— Start of Dataset content —

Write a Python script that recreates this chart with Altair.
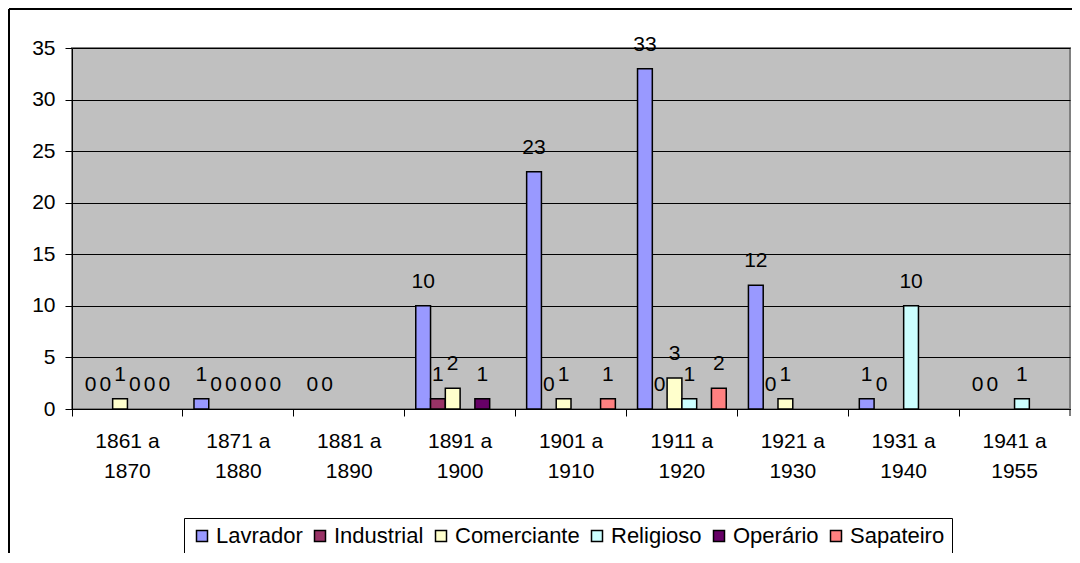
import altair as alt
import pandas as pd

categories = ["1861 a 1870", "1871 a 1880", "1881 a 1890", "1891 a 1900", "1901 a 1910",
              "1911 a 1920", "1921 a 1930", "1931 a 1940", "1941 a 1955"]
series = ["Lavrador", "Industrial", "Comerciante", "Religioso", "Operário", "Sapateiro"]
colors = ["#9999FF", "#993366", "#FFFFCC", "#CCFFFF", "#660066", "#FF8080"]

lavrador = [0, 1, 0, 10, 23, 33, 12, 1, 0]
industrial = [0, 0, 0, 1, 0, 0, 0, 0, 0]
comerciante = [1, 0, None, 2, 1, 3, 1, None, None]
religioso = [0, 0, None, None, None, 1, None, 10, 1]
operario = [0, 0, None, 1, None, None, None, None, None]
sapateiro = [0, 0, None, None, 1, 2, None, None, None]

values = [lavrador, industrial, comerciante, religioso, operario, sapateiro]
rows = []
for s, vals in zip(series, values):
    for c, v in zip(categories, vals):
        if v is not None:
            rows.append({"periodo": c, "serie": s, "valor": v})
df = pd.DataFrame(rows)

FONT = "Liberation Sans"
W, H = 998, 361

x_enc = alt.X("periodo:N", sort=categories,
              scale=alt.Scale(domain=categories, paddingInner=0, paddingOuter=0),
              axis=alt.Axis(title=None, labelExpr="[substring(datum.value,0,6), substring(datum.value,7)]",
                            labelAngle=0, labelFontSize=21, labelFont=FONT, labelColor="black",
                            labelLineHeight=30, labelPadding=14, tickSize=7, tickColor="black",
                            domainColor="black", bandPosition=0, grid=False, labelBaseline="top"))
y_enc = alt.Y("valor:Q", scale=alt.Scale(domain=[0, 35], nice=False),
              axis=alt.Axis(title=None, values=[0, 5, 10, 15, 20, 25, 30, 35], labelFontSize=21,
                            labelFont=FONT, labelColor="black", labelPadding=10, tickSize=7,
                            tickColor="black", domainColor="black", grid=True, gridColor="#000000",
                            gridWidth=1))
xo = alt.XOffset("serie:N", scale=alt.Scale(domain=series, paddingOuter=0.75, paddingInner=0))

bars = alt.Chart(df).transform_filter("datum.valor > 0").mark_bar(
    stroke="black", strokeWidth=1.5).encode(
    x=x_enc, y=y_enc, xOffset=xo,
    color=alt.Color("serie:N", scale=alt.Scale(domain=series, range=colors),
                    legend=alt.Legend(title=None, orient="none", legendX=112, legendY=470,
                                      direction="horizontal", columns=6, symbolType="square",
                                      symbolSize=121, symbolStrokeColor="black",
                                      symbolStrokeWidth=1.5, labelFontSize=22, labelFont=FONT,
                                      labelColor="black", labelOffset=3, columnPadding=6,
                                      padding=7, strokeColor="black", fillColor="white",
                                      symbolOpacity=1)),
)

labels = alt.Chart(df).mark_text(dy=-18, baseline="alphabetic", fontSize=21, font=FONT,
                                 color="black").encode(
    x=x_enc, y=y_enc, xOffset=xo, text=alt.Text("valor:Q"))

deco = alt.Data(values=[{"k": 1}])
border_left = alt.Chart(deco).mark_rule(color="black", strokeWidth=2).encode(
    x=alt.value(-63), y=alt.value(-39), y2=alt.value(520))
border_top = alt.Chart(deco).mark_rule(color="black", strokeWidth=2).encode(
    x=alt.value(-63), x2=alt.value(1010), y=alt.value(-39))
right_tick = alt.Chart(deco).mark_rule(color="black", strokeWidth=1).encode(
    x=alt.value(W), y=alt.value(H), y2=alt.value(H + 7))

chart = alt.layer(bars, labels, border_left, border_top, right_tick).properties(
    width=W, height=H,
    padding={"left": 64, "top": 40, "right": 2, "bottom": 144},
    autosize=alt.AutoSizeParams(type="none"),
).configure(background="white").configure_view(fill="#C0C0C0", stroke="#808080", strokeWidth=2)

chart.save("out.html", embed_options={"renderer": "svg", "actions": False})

— End of Dataset content —
— Start of Dataset content —

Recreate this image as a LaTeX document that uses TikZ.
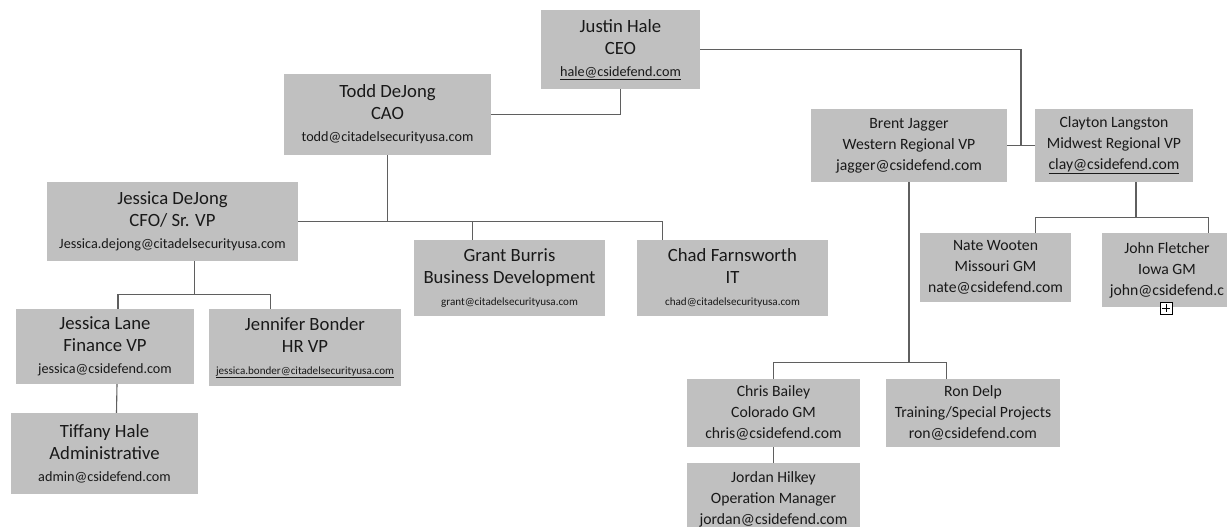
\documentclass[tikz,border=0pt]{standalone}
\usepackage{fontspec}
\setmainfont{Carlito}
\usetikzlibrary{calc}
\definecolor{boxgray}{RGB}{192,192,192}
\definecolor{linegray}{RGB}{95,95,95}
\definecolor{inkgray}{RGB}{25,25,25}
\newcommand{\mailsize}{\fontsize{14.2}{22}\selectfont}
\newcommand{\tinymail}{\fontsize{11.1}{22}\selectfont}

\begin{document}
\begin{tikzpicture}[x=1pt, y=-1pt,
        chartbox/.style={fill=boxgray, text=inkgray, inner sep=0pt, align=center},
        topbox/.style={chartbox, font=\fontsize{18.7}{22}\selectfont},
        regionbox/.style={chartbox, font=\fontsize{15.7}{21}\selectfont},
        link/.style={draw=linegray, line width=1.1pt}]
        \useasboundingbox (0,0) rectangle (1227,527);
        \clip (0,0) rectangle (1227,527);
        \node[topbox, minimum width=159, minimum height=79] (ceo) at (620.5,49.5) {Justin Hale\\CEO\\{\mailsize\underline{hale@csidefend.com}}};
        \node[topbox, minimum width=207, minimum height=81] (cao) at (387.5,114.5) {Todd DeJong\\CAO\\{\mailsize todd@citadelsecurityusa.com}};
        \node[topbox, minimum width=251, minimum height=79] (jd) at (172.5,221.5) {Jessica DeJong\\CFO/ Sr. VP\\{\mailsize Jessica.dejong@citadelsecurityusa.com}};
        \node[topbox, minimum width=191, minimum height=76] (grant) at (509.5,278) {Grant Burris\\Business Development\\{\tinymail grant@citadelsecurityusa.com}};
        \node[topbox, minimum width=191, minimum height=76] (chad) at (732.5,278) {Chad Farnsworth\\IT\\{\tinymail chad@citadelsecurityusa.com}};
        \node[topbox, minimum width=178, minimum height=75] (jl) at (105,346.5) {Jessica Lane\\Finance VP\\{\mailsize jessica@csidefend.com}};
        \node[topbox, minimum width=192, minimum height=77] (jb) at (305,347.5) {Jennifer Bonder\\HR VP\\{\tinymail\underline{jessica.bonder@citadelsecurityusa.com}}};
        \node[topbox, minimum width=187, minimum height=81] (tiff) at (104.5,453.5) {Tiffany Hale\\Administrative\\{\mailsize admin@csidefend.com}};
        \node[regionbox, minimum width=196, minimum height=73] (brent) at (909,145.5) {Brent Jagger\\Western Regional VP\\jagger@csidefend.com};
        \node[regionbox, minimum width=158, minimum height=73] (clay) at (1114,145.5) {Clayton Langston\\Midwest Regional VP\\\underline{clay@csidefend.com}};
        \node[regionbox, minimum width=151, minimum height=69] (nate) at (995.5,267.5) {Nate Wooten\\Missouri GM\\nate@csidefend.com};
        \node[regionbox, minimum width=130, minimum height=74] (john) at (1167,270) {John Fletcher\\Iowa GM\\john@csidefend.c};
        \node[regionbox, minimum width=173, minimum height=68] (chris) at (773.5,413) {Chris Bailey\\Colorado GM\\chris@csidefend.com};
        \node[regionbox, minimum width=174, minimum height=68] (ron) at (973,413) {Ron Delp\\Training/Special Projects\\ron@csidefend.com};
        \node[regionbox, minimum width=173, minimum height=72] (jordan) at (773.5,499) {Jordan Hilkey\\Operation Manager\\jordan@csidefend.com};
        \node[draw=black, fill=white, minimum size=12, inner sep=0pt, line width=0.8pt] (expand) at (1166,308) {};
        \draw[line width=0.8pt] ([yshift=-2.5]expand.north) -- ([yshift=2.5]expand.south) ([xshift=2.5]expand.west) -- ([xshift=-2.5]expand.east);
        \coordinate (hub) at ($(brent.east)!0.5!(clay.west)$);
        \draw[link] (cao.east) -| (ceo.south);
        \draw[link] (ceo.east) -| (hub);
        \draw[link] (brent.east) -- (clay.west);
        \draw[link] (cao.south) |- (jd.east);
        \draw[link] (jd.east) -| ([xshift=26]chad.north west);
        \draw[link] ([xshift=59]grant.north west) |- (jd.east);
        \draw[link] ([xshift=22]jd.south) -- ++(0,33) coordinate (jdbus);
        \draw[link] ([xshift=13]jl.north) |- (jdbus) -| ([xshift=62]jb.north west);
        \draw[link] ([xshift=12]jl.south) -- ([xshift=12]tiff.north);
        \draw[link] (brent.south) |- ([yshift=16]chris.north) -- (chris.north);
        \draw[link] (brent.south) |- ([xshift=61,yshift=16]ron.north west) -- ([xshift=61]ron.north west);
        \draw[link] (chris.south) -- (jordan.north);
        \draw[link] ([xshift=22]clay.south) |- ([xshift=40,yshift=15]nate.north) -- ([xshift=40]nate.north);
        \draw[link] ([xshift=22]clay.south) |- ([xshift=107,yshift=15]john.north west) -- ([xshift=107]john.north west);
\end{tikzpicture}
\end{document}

— End of Dataset content —

◆ Aim of the exercise ◆
Transcribe exactly the lines between the one containing "Write a Python" and the one containing "W, H = 998, 361", counting both ends. Pictures are not copied.

◆ Full output ◆
Write a Python script that recreates this chart with Altair.
import altair as alt
import pandas as pd

categories = ["1861 a 1870", "1871 a 1880", "1881 a 1890", "1891 a 1900", "1901 a 1910",
              "1911 a 1920", "1921 a 1930", "1931 a 1940", "1941 a 1955"]
series = ["Lavrador", "Industrial", "Comerciante", "Religioso", "Operário", "Sapateiro"]
colors = ["#9999FF", "#993366", "#FFFFCC", "#CCFFFF", "#660066", "#FF8080"]

lavrador = [0, 1, 0, 10, 23, 33, 12, 1, 0]
industrial = [0, 0, 0, 1, 0, 0, 0, 0, 0]
comerciante = [1, 0, None, 2, 1, 3, 1, None, None]
religioso = [0, 0, None, None, None, 1, None, 10, 1]
operario = [0, 0, None, 1, None, None, None, None, None]
sapateiro = [0, 0, None, None, 1, 2, None, None, None]

values = [lavrador, industrial, comerciante, religioso, operario, sapateiro]
rows = []
for s, vals in zip(series, values):
    for c, v in zip(categories, vals):
        if v is not None:
            rows.append({"periodo": c, "serie": s, "valor": v})
df = pd.DataFrame(rows)

FONT = "Liberation Sans"
W, H = 998, 361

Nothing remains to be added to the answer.